> [Data]

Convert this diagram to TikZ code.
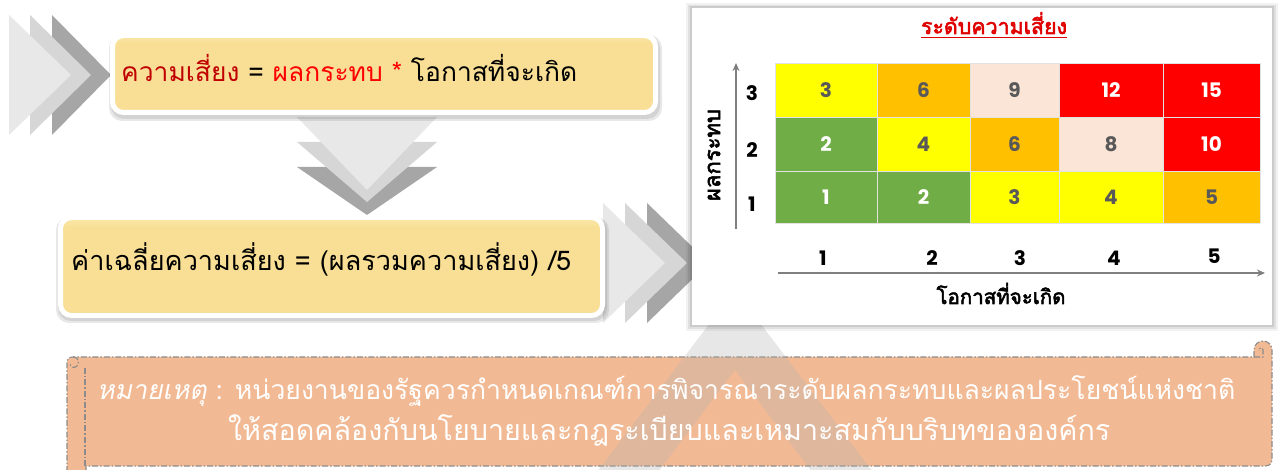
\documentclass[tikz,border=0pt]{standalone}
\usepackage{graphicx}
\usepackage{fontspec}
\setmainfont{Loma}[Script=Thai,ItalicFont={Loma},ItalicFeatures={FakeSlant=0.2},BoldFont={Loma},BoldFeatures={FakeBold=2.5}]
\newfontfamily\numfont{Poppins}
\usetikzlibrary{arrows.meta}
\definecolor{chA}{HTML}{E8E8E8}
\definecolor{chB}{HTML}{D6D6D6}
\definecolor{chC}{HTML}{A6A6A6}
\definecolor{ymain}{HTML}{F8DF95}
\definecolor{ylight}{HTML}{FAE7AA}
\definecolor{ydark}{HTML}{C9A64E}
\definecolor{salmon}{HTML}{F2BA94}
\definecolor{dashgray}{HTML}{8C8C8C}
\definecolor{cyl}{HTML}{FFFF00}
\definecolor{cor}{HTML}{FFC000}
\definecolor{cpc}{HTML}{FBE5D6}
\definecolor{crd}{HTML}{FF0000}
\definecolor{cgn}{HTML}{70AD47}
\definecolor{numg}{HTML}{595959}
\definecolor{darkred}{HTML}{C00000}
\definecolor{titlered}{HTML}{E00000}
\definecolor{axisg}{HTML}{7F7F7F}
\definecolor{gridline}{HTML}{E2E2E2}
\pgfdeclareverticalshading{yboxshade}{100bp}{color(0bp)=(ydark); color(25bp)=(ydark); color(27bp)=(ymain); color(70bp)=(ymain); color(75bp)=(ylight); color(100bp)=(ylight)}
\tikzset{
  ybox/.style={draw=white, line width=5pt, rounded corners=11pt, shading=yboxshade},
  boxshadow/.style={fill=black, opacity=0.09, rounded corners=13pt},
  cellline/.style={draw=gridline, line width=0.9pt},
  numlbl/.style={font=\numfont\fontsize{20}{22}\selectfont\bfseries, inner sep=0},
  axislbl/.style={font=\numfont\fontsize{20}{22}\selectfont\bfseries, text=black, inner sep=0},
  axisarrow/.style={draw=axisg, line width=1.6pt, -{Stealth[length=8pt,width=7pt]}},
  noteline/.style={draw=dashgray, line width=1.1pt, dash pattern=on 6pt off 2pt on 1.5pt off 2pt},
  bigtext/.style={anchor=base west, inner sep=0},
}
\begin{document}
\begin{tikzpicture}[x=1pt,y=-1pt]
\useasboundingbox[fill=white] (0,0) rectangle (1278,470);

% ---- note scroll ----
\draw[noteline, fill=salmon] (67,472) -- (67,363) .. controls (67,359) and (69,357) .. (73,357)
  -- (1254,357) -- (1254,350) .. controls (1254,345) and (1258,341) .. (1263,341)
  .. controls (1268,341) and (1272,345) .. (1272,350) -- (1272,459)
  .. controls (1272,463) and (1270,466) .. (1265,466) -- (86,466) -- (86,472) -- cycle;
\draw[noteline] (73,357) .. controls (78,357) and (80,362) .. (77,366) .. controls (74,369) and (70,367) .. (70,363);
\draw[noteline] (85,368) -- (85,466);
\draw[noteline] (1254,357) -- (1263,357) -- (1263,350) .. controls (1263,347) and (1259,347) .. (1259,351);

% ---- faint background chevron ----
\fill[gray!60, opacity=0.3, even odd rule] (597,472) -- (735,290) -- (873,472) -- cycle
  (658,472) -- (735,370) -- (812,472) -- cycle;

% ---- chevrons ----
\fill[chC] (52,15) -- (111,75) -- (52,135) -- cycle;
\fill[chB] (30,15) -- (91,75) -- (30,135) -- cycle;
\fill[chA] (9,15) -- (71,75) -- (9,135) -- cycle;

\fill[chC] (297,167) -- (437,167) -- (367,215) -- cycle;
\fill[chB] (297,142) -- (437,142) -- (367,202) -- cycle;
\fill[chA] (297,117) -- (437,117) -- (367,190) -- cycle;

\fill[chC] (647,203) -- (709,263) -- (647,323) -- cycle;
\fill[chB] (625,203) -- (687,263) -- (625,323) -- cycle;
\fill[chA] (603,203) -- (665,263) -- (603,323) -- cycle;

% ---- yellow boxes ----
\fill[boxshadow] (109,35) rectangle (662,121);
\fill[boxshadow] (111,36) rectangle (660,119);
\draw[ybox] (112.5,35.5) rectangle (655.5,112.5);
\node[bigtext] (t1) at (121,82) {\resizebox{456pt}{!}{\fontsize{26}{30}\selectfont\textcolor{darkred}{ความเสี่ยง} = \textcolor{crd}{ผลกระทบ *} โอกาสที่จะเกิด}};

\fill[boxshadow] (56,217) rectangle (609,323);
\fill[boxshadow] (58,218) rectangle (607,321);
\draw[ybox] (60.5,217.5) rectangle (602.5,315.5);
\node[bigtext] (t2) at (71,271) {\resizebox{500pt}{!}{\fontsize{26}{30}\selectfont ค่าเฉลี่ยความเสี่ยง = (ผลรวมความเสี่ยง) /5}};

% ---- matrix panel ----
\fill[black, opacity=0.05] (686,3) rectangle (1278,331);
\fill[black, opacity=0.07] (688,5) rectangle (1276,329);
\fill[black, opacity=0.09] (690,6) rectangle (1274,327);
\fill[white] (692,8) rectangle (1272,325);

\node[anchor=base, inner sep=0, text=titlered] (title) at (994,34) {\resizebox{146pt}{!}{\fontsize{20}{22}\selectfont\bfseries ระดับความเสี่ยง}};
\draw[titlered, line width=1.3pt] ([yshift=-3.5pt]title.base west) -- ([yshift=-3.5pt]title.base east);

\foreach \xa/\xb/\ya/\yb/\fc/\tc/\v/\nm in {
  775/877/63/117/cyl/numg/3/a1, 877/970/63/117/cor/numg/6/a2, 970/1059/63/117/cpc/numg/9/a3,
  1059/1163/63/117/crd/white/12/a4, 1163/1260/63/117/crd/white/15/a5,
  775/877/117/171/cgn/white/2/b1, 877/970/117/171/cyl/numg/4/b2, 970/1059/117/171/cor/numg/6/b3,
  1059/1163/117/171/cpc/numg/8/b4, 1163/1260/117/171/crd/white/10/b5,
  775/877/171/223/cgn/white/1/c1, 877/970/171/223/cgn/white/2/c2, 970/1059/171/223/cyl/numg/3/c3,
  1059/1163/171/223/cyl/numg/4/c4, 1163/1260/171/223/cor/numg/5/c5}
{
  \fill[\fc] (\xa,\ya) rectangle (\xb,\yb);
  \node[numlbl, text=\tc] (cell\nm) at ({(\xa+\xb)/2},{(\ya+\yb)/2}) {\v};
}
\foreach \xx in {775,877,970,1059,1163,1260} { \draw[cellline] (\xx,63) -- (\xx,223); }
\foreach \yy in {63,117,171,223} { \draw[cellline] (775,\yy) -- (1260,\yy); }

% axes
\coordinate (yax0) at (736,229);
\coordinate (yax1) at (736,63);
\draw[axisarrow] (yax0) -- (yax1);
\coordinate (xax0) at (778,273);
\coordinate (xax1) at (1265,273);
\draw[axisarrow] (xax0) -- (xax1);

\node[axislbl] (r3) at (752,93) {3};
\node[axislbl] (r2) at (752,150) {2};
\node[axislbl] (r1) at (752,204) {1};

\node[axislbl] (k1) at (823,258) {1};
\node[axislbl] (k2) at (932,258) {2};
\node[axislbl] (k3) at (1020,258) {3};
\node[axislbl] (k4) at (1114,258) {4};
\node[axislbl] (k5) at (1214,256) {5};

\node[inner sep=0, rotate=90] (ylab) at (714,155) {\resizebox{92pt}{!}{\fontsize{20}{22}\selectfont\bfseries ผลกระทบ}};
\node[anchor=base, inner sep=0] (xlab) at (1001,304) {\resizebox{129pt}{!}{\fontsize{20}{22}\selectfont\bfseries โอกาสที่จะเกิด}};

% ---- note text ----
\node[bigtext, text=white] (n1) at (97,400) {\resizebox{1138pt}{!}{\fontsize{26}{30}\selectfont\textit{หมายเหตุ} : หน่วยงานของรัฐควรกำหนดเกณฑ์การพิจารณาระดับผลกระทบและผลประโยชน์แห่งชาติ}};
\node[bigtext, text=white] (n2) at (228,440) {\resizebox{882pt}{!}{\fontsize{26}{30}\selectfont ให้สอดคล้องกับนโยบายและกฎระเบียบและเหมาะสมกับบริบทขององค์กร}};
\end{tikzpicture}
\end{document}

> [Given task]
Leave the pictures out and please restate exactly the lines running from the start of the material through the one with "(0,0) rectangle (1278,470);".

> [Solution to this problem]
Convert this diagram to TikZ code.
\documentclass[tikz,border=0pt]{standalone}
\usepackage{graphicx}
\usepackage{fontspec}
\setmainfont{Loma}[Script=Thai,ItalicFont={Loma},ItalicFeatures={FakeSlant=0.2},BoldFont={Loma},BoldFeatures={FakeBold=2.5}]
\newfontfamily\numfont{Poppins}
\usetikzlibrary{arrows.meta}
\definecolor{chA}{HTML}{E8E8E8}
\definecolor{chB}{HTML}{D6D6D6}
\definecolor{chC}{HTML}{A6A6A6}
\definecolor{ymain}{HTML}{F8DF95}
\definecolor{ylight}{HTML}{FAE7AA}
\definecolor{ydark}{HTML}{C9A64E}
\definecolor{salmon}{HTML}{F2BA94}
\definecolor{dashgray}{HTML}{8C8C8C}
\definecolor{cyl}{HTML}{FFFF00}
\definecolor{cor}{HTML}{FFC000}
\definecolor{cpc}{HTML}{FBE5D6}
\definecolor{crd}{HTML}{FF0000}
\definecolor{cgn}{HTML}{70AD47}
\definecolor{numg}{HTML}{595959}
\definecolor{darkred}{HTML}{C00000}
\definecolor{titlered}{HTML}{E00000}
\definecolor{axisg}{HTML}{7F7F7F}
\definecolor{gridline}{HTML}{E2E2E2}
\pgfdeclareverticalshading{yboxshade}{100bp}{color(0bp)=(ydark); color(25bp)=(ydark); color(27bp)=(ymain); color(70bp)=(ymain); color(75bp)=(ylight); color(100bp)=(ylight)}
\tikzset{
  ybox/.style={draw=white, line width=5pt, rounded corners=11pt, shading=yboxshade},
  boxshadow/.style={fill=black, opacity=0.09, rounded corners=13pt},
  cellline/.style={draw=gridline, line width=0.9pt},
  numlbl/.style={font=\numfont\fontsize{20}{22}\selectfont\bfseries, inner sep=0},
  axislbl/.style={font=\numfont\fontsize{20}{22}\selectfont\bfseries, text=black, inner sep=0},
  axisarrow/.style={draw=axisg, line width=1.6pt, -{Stealth[length=8pt,width=7pt]}},
  noteline/.style={draw=dashgray, line width=1.1pt, dash pattern=on 6pt off 2pt on 1.5pt off 2pt},
  bigtext/.style={anchor=base west, inner sep=0},
}
\begin{document}
\begin{tikzpicture}[x=1pt,y=-1pt]
\useasboundingbox[fill=white] (0,0) rectangle (1278,470);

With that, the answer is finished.